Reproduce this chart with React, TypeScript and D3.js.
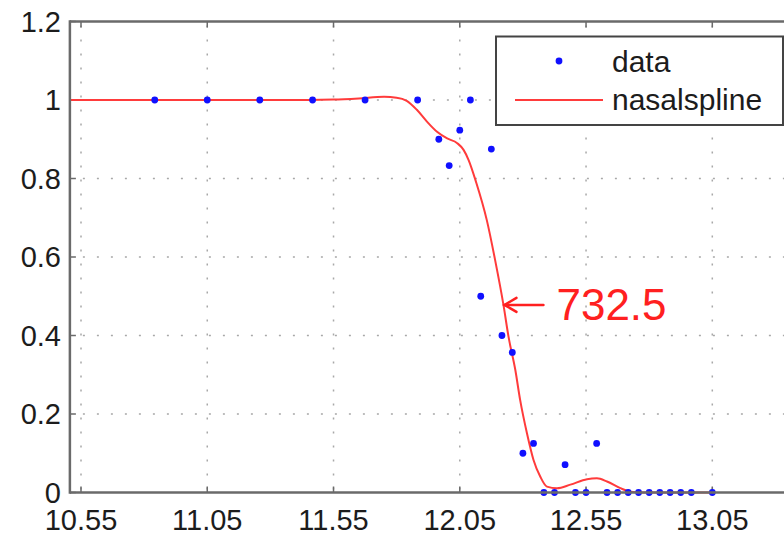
import React from "react";
import * as d3 from "d3";

// ---- data ----
const dataX = [
  10.842, 11.05, 11.258, 11.467, 11.675, 11.883, 11.967, 12.008, 12.05, 12.092,
  12.133, 12.175, 12.217, 12.258, 12.3, 12.342, 12.383, 12.425, 12.467, 12.508,
  12.55, 12.592, 12.633, 12.675, 12.717, 12.758, 12.8, 12.842, 12.883, 12.925,
  12.967, 13.05,
];
const dataY = [
  1, 1, 1, 1, 1, 1, 0.9, 0.833, 0.923, 1,
  0.5, 0.875, 0.4, 0.357, 0.1, 0.125, 0, 0, 0.071, 0,
  0, 0.125, 0, 0, 0, 0, 0, 0, 0, 0,
  0, 0,
];
const splineX = [
  10.506, 11.45, 11.55, 11.65, 11.75, 11.8, 11.84, 11.88, 11.92, 11.96,
  12.0, 12.04, 12.065, 12.085, 12.115, 12.157, 12.19, 12.223, 12.243, 12.27,
  12.289, 12.316, 12.342, 12.369, 12.395, 12.435, 12.488, 12.554, 12.593, 12.633,
  12.686, 12.726, 12.77, 13.05,
];
const splineY = [
  1, 1, 1.001, 1.004, 1.008, 1.006, 0.998, 0.975, 0.945, 0.919,
  0.902, 0.89, 0.873, 0.847, 0.79, 0.694, 0.592, 0.478, 0.397, 0.312,
  0.236, 0.151, 0.083, 0.04, 0.015, 0.011, 0.02, 0.034, 0.036, 0.028,
  0.011, 0.002, 0, 0,
];
const xTicks = [10.55, 11.05, 11.55, 12.05, 12.55, 13.05];
const xTickLabels = ["10.55", "11.05", "11.55", "12.05", "12.55", "13.05"];
const yTicks = [0, 0.2, 0.4, 0.6, 0.8, 1, 1.2];
const yTickLabels = ["0", "0.2", "0.4", "0.6", "0.8", "1", "1.2"];
const seriesNames = ["data", "nasalspline"];
const annotation = { x: 12.223, y: 0.478, label: "732.5" };

const W = 784;
const H = 538;
const xMin = 10.506;
const xMax = 13.7;

export default function App() {
  const x = d3.scaleLinear().domain([10.55, 13.05]).range([81, 712.3]);
  const y = d3.scaleLinear().domain([0, 1.2]).range([492.5, 21.5]);
  const left = x(xMin);
  const right = x(xMax);
  const top = y(1.2);
  const bottom = y(0);

  const line = d3
    .line<number>()
    .x((_, i) => x(splineX[i]))
    .y((d) => y(d))
    .curve(d3.curveMonotoneX);

  const font = "'Liberation Sans', Arial, Helvetica, sans-serif";
  const axisColor = "#6a6a6a";
  const gridColor = "#a8a8a8";
  const tickLen = 6;

  const ax = x(annotation.x);
  const ay = y(annotation.y);

  return (
    <svg
      width={W}
      height={H}
      style={{ position: "absolute", left: 0, top: 0, background: "#fff" }}
    >
      <rect x={0} y={0} width={W} height={H} fill="#fff" />
      {/* grid */}
      {xTicks.map((t) => (
        <line
          key={"gx" + t}
          x1={x(t)}
          x2={x(t)}
          y1={top}
          y2={bottom}
          stroke={gridColor}
          strokeWidth={1.5}
          strokeDasharray="2,12"
          strokeDashoffset={-4}
        />
      ))}
      {yTicks
        .filter((t) => t > 0 && t < 1.2)
        .map((t) => (
          <line
            key={"gy" + t}
            x1={left}
            x2={right}
            y1={y(t)}
            y2={y(t)}
            stroke={gridColor}
            strokeWidth={1.5}
            strokeDasharray="2,12"
            strokeDashoffset={1}
          />
        ))}
      {/* ticks */}
      {xTicks.map((t) => (
        <g key={"tx" + t}>
          <line x1={x(t)} x2={x(t)} y1={top} y2={top + tickLen} stroke={axisColor} strokeWidth={1.5} />
          <line x1={x(t)} x2={x(t)} y1={bottom} y2={bottom - tickLen} stroke={axisColor} strokeWidth={1.5} />
        </g>
      ))}
      {yTicks.map((t) => (
        <line key={"ty" + t} x1={left} x2={left + tickLen} y1={y(t)} y2={y(t)} stroke={axisColor} strokeWidth={1.5} />
      ))}
      {/* spline */}
      <path d={line(splineY) || ""} fill="none" stroke="#ff3b3b" strokeWidth={2} />
      {/* data points */}
      {dataX.map((d, i) => (
        <circle key={"p" + i} cx={x(d)} cy={y(dataY[i])} r={3.4} fill="#1010ff" />
      ))}
      {/* axes frame */}
      <line x1={left} x2={right} y1={top} y2={top} stroke={axisColor} strokeWidth={2.5} />
      <line x1={left} x2={right} y1={bottom} y2={bottom} stroke={axisColor} strokeWidth={2.5} />
      <line x1={left} x2={left} y1={top - 1.25} y2={bottom + 1.25} stroke={axisColor} strokeWidth={2.5} />
      {/* tick labels */}
      {xTicks.map((t, i) => (
        <text
          key={"lx" + t}
          x={x(t)}
          y={530}
          textAnchor="middle"
          fontFamily={font}
          fontSize={29}
          fill="#1c1c1c"
        >
          {xTickLabels[i]}
        </text>
      ))}
      {yTicks.map((t, i) => (
        <text
          key={"ly" + t}
          x={61}
          y={y(t) + 10}
          textAnchor="end"
          fontFamily={font}
          fontSize={29}
          fill="#1c1c1c"
        >
          {yTickLabels[i]}
        </text>
      ))}
      {/* annotation */}
      <g stroke="#ff2020" strokeWidth={2.5} fill="none" strokeLinecap="round">
        <line x1={ax + 1} x2={ax + 40} y1={ay} y2={ay} />
        <polyline points={`${ax + 13},${ay - 7} ${ax + 1},${ay} ${ax + 13},${ay + 7}`} />
      </g>
      <text
        x={ax + 53}
        y={ay + 15}
        fontFamily={font}
        fontSize={44}
        fill="#ff2020"
      >
        {annotation.label}
      </text>
      {/* legend */}
      <rect x={496} y={36.5} width={287} height={88.5} fill="#fff" stroke="#444" strokeWidth={2} />
      <circle cx={559} cy={61} r={3.4} fill="#1010ff" />
      <text x={612} y={71.5} fontFamily={font} fontSize={30} fill="#1c1c1c">
        {seriesNames[0]}
      </text>
      <line x1={515} x2={603} y1={100} y2={100} stroke="#ff3b3b" strokeWidth={2} />
      <text x={612} y={110} fontFamily={font} fontSize={30} fill="#1c1c1c">
        {seriesNames[1]}
      </text>
    </svg>
  );
}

## Prompt
Leave out the pictures and repeat the lines from the start of the material through the line with "import * as", inclusive.

## Exercise result
Reproduce this chart with React, TypeScript and D3.js.
import React from "react";
import * as d3 from "d3";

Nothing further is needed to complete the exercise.